Tra pochi anni utilizzeremo un ‘Google Translate’ per animali

Scritto da on 21 Gennaio 2023

Tra massimo 20 anni potremo chiacchierare con il cane, cantare con le balene, rispondere a un ruggito. Insomma dialogare – davvero – con gli animali non è più fantascienza. Karen Bakker, docente dell’Università della British Columbia, non ha dubbi: la svolta è dietro l’angolo, grazie ai progressi compiuti dall’intelligenza artificiale. “Non possediamo ancora un dizionario del capodoglio, ma ora abbiamo gli ingredienti per crearne uno”, ha affermato Bakker nel suo libro “The Sounds of Life” citato dal Financial Times in un lungo articolo sul tema. Lo strumento che immaginano gli scienziati sarebbe una sorta di “Google translate per lo zoo”.

Mentre l’IA fa passi da gigante, Bakker avanza l’allettante possibilità di una comunicazione interspecie. Di più. Ne stima anche i tempi: nei prossimi due decenni gli esseri umani utilizzeranno le macchine per tradurre e replicare i suoni degli animali.

Questa rivoluzione sonora è stata innescata dai progressi dell’hardware e del software. Microfoni e sensori economici, resistenti e di lunga durata oggi vengono attaccati agli alberi in Amazzonia, alle rocce nell’Artico o alla schiena dei delfini, consentendo un monitoraggio in tempo reale. Questo flusso di dati bioacustici viene poi elaborato da algoritmi di apprendimento automatico, che possono rilevare modelli nei suoni naturali infrasonici (a bassa frequenza) o ultrasonici (ad alta frequenza), non udibili dall’orecchio umano.

Ma, sottolinea Bakker, questi dati hanno senso solo se combinati con le osservazioni umane sui comportamenti naturali ottenute grazie al minuzioso lavoro sul campo dei biologi o all’analisi in crowdsourcing dei dilettanti.
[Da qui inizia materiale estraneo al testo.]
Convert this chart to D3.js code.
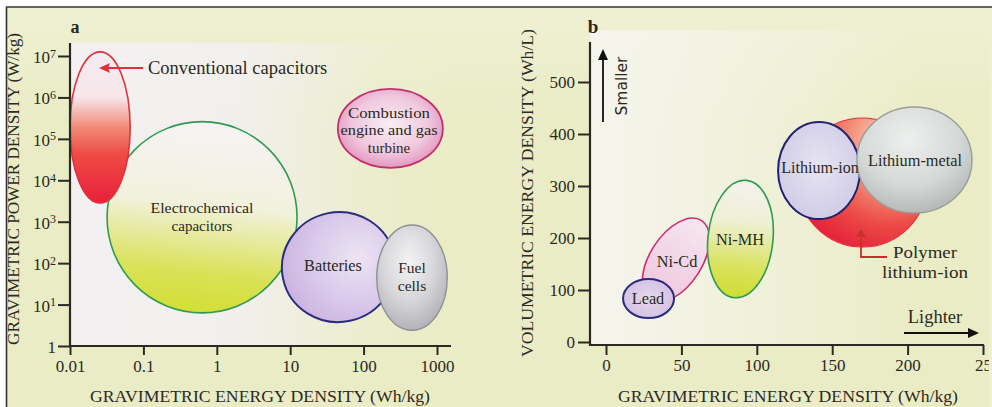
<!DOCTYPE html>
<html><head><meta charset="utf-8">
<script src="https://cdn.jsdelivr.net/npm/d3@7"></script>
<style>body{margin:0;background:#fff}svg{display:block}</style>
</head><body>
<script>
// ---------- DATA ----------
// Panel a: Ragone plot (log-log)
const xTicksA = [0.01, 0.1, 1, 10, 100, 1000];
const xTickLabelsA = ["0.01", "0.1", "1", "10", "100", "1000"];
const yTicksA = [1, 10, 100, 1e3, 1e4, 1e5, 1e6, 1e7];
const yTickExpA = [null, 1, 2, 3, 4, 5, 6, 7];
const techA = ["Electrochemical capacitors", "Conventional capacitors", "Batteries", "Fuel cells", "Combustion engine and gas turbine"];
const energyMinA = [0.032, 0.01, 7.7, 151, 44.6];      // Wh/kg
const energyMaxA = [12.4, 0.066, 270, 1380, 1200];
const powerMinA = [6.3, 2820, 3.8, 2.4, 2.0e4];        // W/kg
const powerMaxA = [2.6e5, 1.26e7, 1700, 830, 1.6e6];
const tiltA = [0, 0, -12, 0, 0];

// Panel b: volumetric vs gravimetric energy density
const xTicksB = [0, 50, 100, 150, 200, 250];
const xTickLabelsB = ["0", "50", "100", "150", "200", "25"];
const yTicksB = [0, 100, 200, 300, 400, 500];
const techB = ["Ni-Cd", "Lead", "Ni-MH", "Polymer lithium-ion", "Lithium-ion", "Lithium-metal"];
const gravMinB = [29.2, 11.3, 67.6, 127.3, 114.1, 166.4];   // Wh/kg
const gravMaxB = [63.6, 45.1, 110.7, 212.9, 168.4, 242.7];
const volMinB = [67.3, 46, 84.6, 182.7, 236.5, 248];       // Wh/L
const volMaxB = [248.1, 121, 311.5, 430.8, 423, 452];
const tiltB = [33, 0, 6, 0, 0, 0];

// ---------- SETUP ----------
const W = 992, H = 407;
const ink = "#2a2a22";
const serif = "'Liberation Serif','Times New Roman',serif";
const svg = d3.select("body").append("svg").attr("width", W).attr("height", H)
  .style("font-family", serif);
const defs = svg.append("defs");

function lin(id, x1, y1, x2, y2, stops) {
  const g = defs.append("linearGradient").attr("id", id)
    .attr("x1", x1).attr("y1", y1).attr("x2", x2).attr("y2", y2);
  stops.forEach(s => g.append("stop").attr("offset", s[0]).attr("stop-color", s[1]).attr("stop-opacity", s[2] == null ? 1 : s[2]));
}
function rad(id, cx, cy, r, stops, fx, fy) {
  const g = defs.append("radialGradient").attr("id", id)
    .attr("cx", cx).attr("cy", cy).attr("r", r).attr("fx", fx == null ? cx : fx).attr("fy", fy == null ? cy : fy);
  stops.forEach(s => g.append("stop").attr("offset", s[0]).attr("stop-color", s[1]).attr("stop-opacity", s[2] == null ? 1 : s[2]));
}

// background gradients
lin("bgA", 0, 0, 1, 0, [[0, "#f3f0f2", 1], [0.45, "#f3f0f2", 0.85], [0.8, "#f3f0f2", 0.15], [1, "#f3f0f2", 0]]);
lin("bgB", 0, 0, 1, 0, [[0, "#f6f5ef", 0.95], [0.35, "#f6f5ef", 0.65], [1, "#f6f5ef", 0]]);
lin("bgTop", 0, 0, 0, 1, [[0, "#f1f3dc", 0.6], [1, "#f1f3dc", 0]]);

// fills panel a
lin("fConv", 0, 0, 0, 1, [[0, "#f3ecf2"], [0.3, "#f7e6ea"], [0.5, "#f28a78"], [0.68, "#ee4a44"], [1, "#e8203c"]]);
lin("fEC", 0.2, 0, 0.1, 1, [[0, "#f6f3f3"], [0.4, "#f2f1dc"], [0.75, "#d9e257"], [1, "#d2de2e"]]);
rad("fBat", 0.68, 0.45, 0.7, [[0, "#ece4f2"], [0.5, "#dccdec"], [1, "#c9b3e0"]]);
rad("fFuel", 0.45, 0.35, 0.75, [[0, "#f4f4f4"], [0.5, "#d6d6da"], [1, "#a6a6ac"]]);
rad("fComb", 0.5, 0.45, 0.65, [[0, "#f8eef4"], [0.55, "#f0c8de"], [1, "#dd7fb0"]]);
// fills panel b
rad("fLead", 0.5, 0.5, 0.6, [[0, "#e6d8ee"], [1, "#d0bde2"]]);
lin("fNiCd", 0, 0, 0, 1, [[0, "#f6e6f0"], [1, "#edc6dc"]]);
lin("fNiMH", 0, 0, 0, 1, [[0, "#f3f2ee"], [0.35, "#eef0d4"], [0.75, "#d8e25a"], [1, "#d0dc34"]]);
rad("fPoly", 0.75, 0.2, 0.9, [[0, "#f8e4dc"], [0.35, "#f49a82"], [0.7, "#ec4a46"], [1, "#e4203a"]]);
rad("fLiIon", 0.5, 0.45, 0.65, [[0, "#e6e4f2"], [1, "#cdc8e4"]]);
rad("fLiMet", 0.45, 0.3, 0.8, [[0, "#eef0ee"], [0.55, "#d4d8d6"], [1, "#a9adac"]]);

// page background + frame
svg.append("rect").attr("x", 6).attr("y", 7).attr("width", W - 6).attr("height", H - 7).attr("fill", "#eaecc5");
svg.append("rect").attr("x", 6).attr("y", 7).attr("width", W - 6).attr("height", 120).attr("fill", "url(#bgTop)");

// ---------- PANEL A ----------
const xa = d3.scaleLog().domain([0.01, 1000]).range([70, 437]);
const ya = d3.scaleLog().domain([1, 1e7]).range([346, 56]);
const gA = svg.append("g");
gA.append("rect").attr("x", 70).attr("y", 43).attr("width", 385).attr("height", 303).attr("fill", "url(#bgA)");

const fillsA = ["url(#fEC)", "url(#fConv)", "url(#fBat)", "url(#fFuel)", "url(#fComb)"];
const strokesA = ["#2f9a52", "#e2303a", "#2b2b7c", "#8f8f94", "#c2306e"];
const swA = [1.6, 1.6, 2, 1.4, 1.8];
techA.forEach((t, i) => {
  const x0 = xa(energyMinA[i]), x1 = xa(energyMaxA[i]);
  const y0 = ya(powerMaxA[i]), y1 = ya(powerMinA[i]);
  const cx = (x0 + x1) / 2, cy = (y0 + y1) / 2;
  gA.append("ellipse").attr("cx", cx).attr("cy", cy)
    .attr("rx", (x1 - x0) / 2).attr("ry", (y1 - y0) / 2)
    .attr("transform", `rotate(${tiltA[i]},${cx},${cy})`)
    .attr("fill", fillsA[i]).attr("stroke", strokesA[i]).attr("stroke-width", swA[i]);
});

// axes A
const axAX = gA.append("g").attr("transform", `translate(0,${ya(1)})`)
  .call(d3.axisBottom(xa).tickValues(xTicksA).tickSize(9).tickSizeOuter(0).tickFormat((d, i) => xTickLabelsA[i]));
const axAY = gA.append("g").attr("transform", `translate(${xa(0.01)},0)`)
  .call(d3.axisLeft(ya).tickValues(yTicksA).tickSize(12).tickSizeOuter(0).tickFormat(""));
[axAX, axAY].forEach(a => {
  a.select(".domain").remove();
  a.selectAll("line").attr("stroke", ink).attr("stroke-width", 2);
  a.selectAll("text").attr("fill", ink).style("font-family", serif).style("font-size", "17px");
});
axAX.selectAll("text").attr("y", 14);
axAY.selectAll(".tick text").each(function (d, i) {
  const t = d3.select(this).attr("x", -14).attr("dy", "0.38em").text(null);
  t.append("tspan").text(d === 1 ? "1" : "10");
  if (yTickExpA[i] != null) t.append("tspan").attr("dy", "-0.45em").style("font-size", "12px").text(yTickExpA[i]);
});
gA.append("line").attr("x1", 70).attr("x2", 70).attr("y1", 43).attr("y2", 347).attr("stroke", ink).attr("stroke-width", 2.2);
gA.append("line").attr("x1", 69).attr("x2", 451).attr("y1", 346).attr("y2", 346).attr("stroke", ink).attr("stroke-width", 2.2);

// labels A
gA.append("text").attr("x", 75).attr("y", 33).attr("text-anchor", "middle").attr("font-weight", "bold").attr("font-size", 18).attr("fill", ink).text("a");
gA.append("text").attr("x", 260).attr("y", 402).attr("text-anchor", "middle").attr("font-size", 17)
  .attr("textLength", 340).attr("lengthAdjust", "spacingAndGlyphs").attr("fill", ink).text("GRAVIMETRIC ENERGY DENSITY (Wh/kg)");
gA.append("text").attr("transform", "translate(19,189) rotate(-90)").attr("text-anchor", "middle").attr("font-size", 17)
  .attr("textLength", 312).attr("lengthAdjust", "spacingAndGlyphs").attr("fill", ink).text("GRAVIMETRIC POWER DENSITY (W/kg)");

// multi-line label; each line is its own text, optionally stretched to a width
function label(g, x, y, lines, size, lh, anchor, widths) {
  lines.forEach((l, k) => {
    const t = g.append("text").attr("x", x).attr("y", y + k * lh).attr("text-anchor", anchor || "middle")
      .attr("font-size", size).attr("fill", ink).text(l);
    if (widths && widths[k]) t.attr("textLength", widths[k]).attr("lengthAdjust", "spacingAndGlyphs");
  });
}
label(gA, 148, 74, ["Conventional capacitors"], 18.5, 0, "start");
label(gA, 202, 213, ["Electrochemical", "capacitors"], 15, 17.5, "middle", [103, 0]);
label(gA, 333, 271, ["Batteries"], 16.3, 0);
label(gA, 412, 273, ["Fuel", "cells"], 15.5, 18);
label(gA, 389, 118, ["Combustion", "engine and gas", "turbine"], 15, 17.3, "middle", [82, 97, 0]);

// red arrow to conventional capacitors
gA.append("line").attr("x1", 143).attr("x2", 106).attr("y1", 68).attr("y2", 68).attr("stroke", "#e2303a").attr("stroke-width", 2);
gA.append("path").attr("d", "M99,68 L110,63 L108,68 L110,73 Z").attr("fill", "#e2303a");

// ---------- PANEL B ----------
const xb = d3.scaleLinear().domain([0, 250]).range([606, 983]);
const yb = d3.scaleLinear().domain([0, 500]).range([342, 82]);
const gB = svg.append("g");
gB.append("rect").attr("x", 590).attr("y", 30).attr("width", 330).attr("height", 316).attr("fill", "url(#bgB)");

const fillsB = ["url(#fNiCd)", "url(#fLead)", "url(#fNiMH)", "url(#fPoly)", "url(#fLiIon)", "url(#fLiMet)"];
const strokesB = ["#d12a6e", "#2b2b7c", "#2f9a52", "#e2303a", "#22226e", "#9a9d9c"];
const swB = [1.6, 2, 1.6, 1.2, 2, 1.4];
techB.forEach((t, i) => {
  const x0 = xb(gravMinB[i]), x1 = xb(gravMaxB[i]);
  const y0 = yb(volMaxB[i]), y1 = yb(volMinB[i]);
  const cx = (x0 + x1) / 2, cy = (y0 + y1) / 2;
  gB.append("ellipse").attr("cx", cx).attr("cy", cy)
    .attr("rx", (x1 - x0) / 2).attr("ry", (y1 - y0) / 2)
    .attr("transform", `rotate(${tiltB[i]},${cx},${cy})`)
    .attr("fill", fillsB[i]).attr("stroke", strokesB[i]).attr("stroke-width", swB[i]);
});

const axBX = gB.append("g").attr("transform", `translate(0,345)`)
  .call(d3.axisBottom(xb).tickValues(xTicksB).tickSize(10).tickSizeOuter(0).tickFormat((d, i) => xTickLabelsB[i]));
const axBY = gB.append("g").attr("transform", `translate(590,0)`)
  .call(d3.axisLeft(yb).tickValues(yTicksB).tickSize(12).tickSizeOuter(0));
[axBX, axBY].forEach(a => {
  a.select(".domain").remove();
  a.selectAll("line").attr("stroke", ink).attr("stroke-width", 2);
  a.selectAll("text").attr("fill", ink).style("font-family", serif).style("font-size", "17px");
});
axBX.selectAll("text").attr("y", 14);
axBY.selectAll("text").attr("x", -15);
gB.append("line").attr("x1", 590).attr("x2", 590).attr("y1", 42).attr("y2", 346).attr("stroke", ink).attr("stroke-width", 2.2);
gB.append("line").attr("x1", 589).attr("x2", 984).attr("y1", 345).attr("y2", 345).attr("stroke", ink).attr("stroke-width", 2.2);

gB.append("text").attr("x", 593).attr("y", 33).attr("text-anchor", "middle").attr("font-weight", "bold").attr("font-size", 19).attr("fill", ink).text("b");
gB.append("text").attr("x", 788).attr("y", 402).attr("text-anchor", "middle").attr("font-size", 17)
  .attr("textLength", 340).attr("lengthAdjust", "spacingAndGlyphs").attr("fill", ink).text("GRAVIMETRIC ENERGY DENSITY (Wh/kg)");
gB.append("text").attr("transform", "translate(533,193) rotate(-90)").attr("text-anchor", "middle").attr("font-size", 17)
  .attr("textLength", 328).attr("lengthAdjust", "spacingAndGlyphs").attr("fill", ink).text("VOLUMETRIC ENERGY DENSITY (Wh/L)");

label(gB, 648, 304, ["Lead"], 16.3, 0);
label(gB, 677, 267, ["Ni-Cd"], 16.3, 0);
label(gB, 740, 245, ["Ni-MH"], 16.3, 0);
label(gB, 820, 173, ["Lithium-ion"], 16, 0);
label(gB, 915, 166, ["Lithium-metal"], 16.3, 0);
label(gB, 925, 258, ["Polymer", "lithium-ion"], 17.5, 20, "middle", [64, 86]);

// polymer connector
gB.append("path").attr("d", "M861,229 L856,237 L866,237 Z").attr("fill", "#c8302e");
gB.append("path").attr("d", "M861,236 L861,257 L887,257").attr("fill", "none").attr("stroke", "#c8302e").attr("stroke-width", 1.8);

// Smaller arrow
gB.append("line").attr("x1", 603).attr("x2", 603).attr("y1", 122).attr("y2", 58).attr("stroke", "#111").attr("stroke-width", 1.8);
gB.append("path").attr("d", "M603,49 L598,60 L608,60 Z").attr("fill", "#111");
gB.append("text").attr("transform", "translate(627,86) rotate(-90)").attr("text-anchor", "middle")
  .attr("font-size", 15.5).attr("font-family", "'DejaVu Sans',sans-serif").attr("fill", ink).text("Smaller");
// Lighter arrow
gB.append("line").attr("x1", 904).attr("x2", 970).attr("y1", 333).attr("y2", 333).attr("stroke", "#111").attr("stroke-width", 1.8);
gB.append("path").attr("d", "M979,333 L968,328 L968,338 Z").attr("fill", "#111");
label(gB, 935, 323, ["Lighter"], 18.5, 0);

// frame
svg.append("line").attr("x1", 6).attr("x2", W).attr("y1", 7).attr("y2", 7).attr("stroke", "#333").attr("stroke-width", 1.6);
svg.append("line").attr("x1", 6.5).attr("x2", 6.5).attr("y1", 7).attr("y2", H).attr("stroke", "#333").attr("stroke-width", 1.6);
svg.append("rect").attr("x", 989).attr("y", 8).attr("width", 3).attr("height", H).attr("fill", "#eef0d2");
</script>
</body></html>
Ad esempio, Zooniverse, l’iniziativa di ricerca citizen science in grado di mobilitare più di un milione di volontari, ha contribuito a raccogliere tutti i tipi di dati e di set di addestramento per i modelli di apprendimento automatico. “La gente pensa che l’intelligenza artificiale sia una polvere magica da spargere su tutto, ma in realtà non è così che funziona”, afferma Bakker. “Stiamo usando l’apprendimento automatico per automatizzare e accelerare ciò che gli esseri umani stavano già facendo”.

Questi progetti di ricerca hanno portato anche ad alcune ricadute pratiche e commerciali. Gli studi sulla comunicazione delle api hanno ispirato gli scienziati del Georgia Tech a creare un algoritmo di “mente alveare” per ottimizzare l’efficienza dei server nei centri Internet.

I crittografi hanno studiato i ronzii, i clic, gli scricchiolii e i cigolii delle balene per capire se il loro “codice Morse bionico” possa essere imitato per criptare le comunicazioni.

I sistemi di apprendimento automatico che monitorano i microfoni delle foreste pluviali sono in grado di rilevare i suoni delle seghe e le grida degli animali in preda al panico.

Secondo Bakker, per l’uomo il livello di comprensione scientifica potrebbe essere al momento esaurito, e ciò significa che dobbiamo svilupparne uno nuovo. Quale? Per esempio, “l’intelligenza artificiale che utilizza l’apprendimento automatico per esplorare specifici set di dati di nuova creazione – derivati da immagini satellitari, dal sequenziamento del genoma, dal rilevamento quantistico o da registrazioni bioacustiche – ed estendere le frontiere della conoscenza umana.

I microfoni onnipresenti e i modelli di apprendimento automatico ci permettono di ascoltare suoni che altrimenti non potremmo sentire. “L’acustica è la nuova ottica”, sostiene Karen Bakker, con un riferimento alla rivoluzione scientifica avviata dal microscopio. La Natura ci parla, e tra non molto potremo origliare uno stupefacente paesaggio sonoro di “conversazioni” planetarie tra pipistrelli, balene, api da miele, elefanti, piante e barriere coralline.